BTW, "(request->actual & (musb_ep->packet_sz - 1))" will show some funny behaviour if musb_ep->packet_sz is not a power of 2....

One other question on the usbmon part:

0:0:250
0:768:292 0:1536:338 0:2304:362 0:3072:254

usbmon.txt says:

The word consists of 3 colon-separated decimal numbers for
   status, offset, and length respectively.

Can't really explain why your first packet is 250 bytes but the next one
has an offset of 768.
The only reason I can think of is that the data is compressed by the cam
and that 250 is the length of a compressed 768 byte framesegment (or
maybe a line or so).

Agree, that bit is a little confusing. I wanted to explain about how isochronous transfers work in the Linux kernel (on the host side), but I didn't have time to do it.

So, for bulk endpoints, if you submit an URB to ask for 2048 bytes to be transfered from the device (with an endpoint max packet size of 512 bytes), the EHCI kernel driver/controller will automatically generate multiple request, until 4 packets have been transfered (without errors, in order: bulk transfers guarantee that). The URB callback is called, and then you can do something with the data.

Now, for isoc transfers, it's a bit different. You can also ask for 4 packets worth of data, but any of these transfers can fail, or only partially complete, so, within you URB, you would have 4 "iso_frame_desc" (look at struct urb in include/linux/usb.h).

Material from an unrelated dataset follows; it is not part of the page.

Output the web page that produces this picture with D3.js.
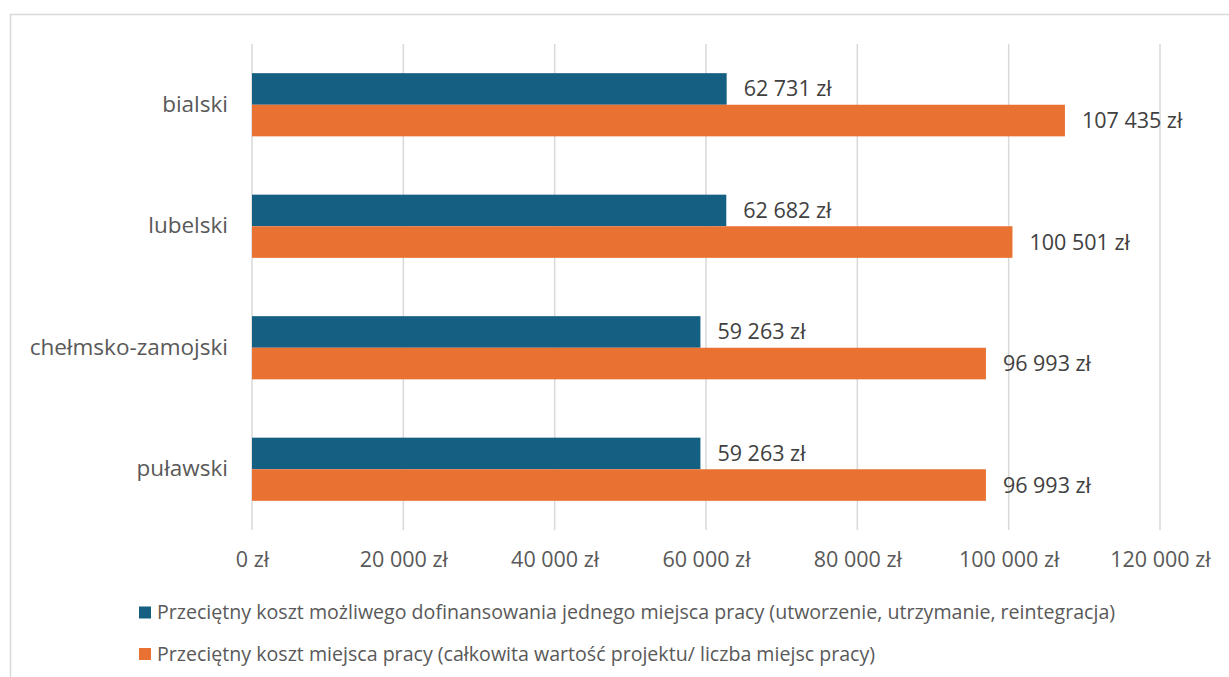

When you submit the URB, you would ask packet 0 to be put at offset 0 in your buffer, packet 1 at offset 512, etc... When you get your callback, you would need to pick the good data from the buffer, as there may be some gaps. Why it has been implemented that way in the kernel, I don't really know (I don't really see why it would not be possible to append all the data together, maybe some controller/alignement issues).

So, to get back to the usbmon log, the full line is:
ffff880080052000 2351992862 C Zi:6:075:1 0:1:831787618:0 32 0:0:250
0:768:292 0:1536:338 0:2304:362 0:3072:254 6807 = ...

What matters too is the "32", meaning that 32 768-bytes packets are requested. The first one, offset 0, got back with status 0, and a length of 250 bytes, the second one: status 0, offset 768, actual length 292, etc. I assume that this is because the camera cannot compress the image as fast as the data is requested from the bus, and simply sends everything it currently has in its FIFO when a request comes from the host.

Thanks,

Best regards,

Nicolas

> One other question on the usbmon part:
> ♫
> 0:0:250
> 0:768:292 0:1536:338 0:2304:362 0:3072:254
>
> usbmon.txt says:
>
> The word consists of 3 colon-separated decimal numbers for
> status, offset, and length respectively.
>
> Can't really explain why your first packet is 250 bytes but the next one
> has an offset of 768.
> The only reason I can think of is that the data is compressed by the cam
> and that 250 is the length of a compressed 768 byte framesegment (or
> maybe a line or so).

Agree, that bit is a little confusing. I wanted to explain about how
isochronous transfers work in the Linux kernel (on the host side), but I
didn't have time to do it.

So, for bulk endpoints, if you submit an URB to ask for 2048 bytes to be
transfered from the device (with an endpoint max packet size of 512
bytes), the EHCI kernel driver/controller will automatically generate
multiple request, until 4 packets have been transfered (without errors,
in order: bulk transfers guarantee that). The URB callback is called,
and then you can do something with the data.

Now, for isoc transfers, it's a bit different. You can also ask for 4
packets worth of data, but any of these transfers can fail, or only
partially complete, so, within you URB, you would have 4
"iso_frame_desc" (look at struct urb in include/linux/usb.h). When you
submit the URB, you would ask packet 0 to be put at offset 0 in your
buffer, packet 1 at offset 512, etc... When you get your callback, you
would need to pick the good data from the buffer, as there may be some
gaps. Why it has been implemented that way in the kernel, I don't really
know (I don't really see why it would not be possible to append all the
data together, maybe some controller/alignement issues).

Isn't it fair enough to leave open space in case an isochronous transfer fail due to CRC (or the device doesn't have any data to transmit)? Seen from a user point of view I would prefer to know this compared to just compacting the data without me knowing where in the stream I have the/a hole. I admit this could be implemented in other ways, but think the implementation is due to the HW implementation in the EHCI Host controller, where it will most likely just add the packet size to the memory destination address pointer after an ISO transfer (failing/missing or not)...

Hope what I was trying to say is clear?

PS: In case you are still stuck on the MUSB/NDA-issue you might ask Jason to look at the following thread and contact the TI employee who has answering the following thread at TI E2E: http://e2e.ti.com/support/dsp/omap_applications_processors/f/447/p/54697/195465.aspx#195465

Best regards - Enjoy your weekends everybody
  Søren

until we get the docs, is it good to copy linux-omap and linux-usb, or at least felipe, ajay, and swami?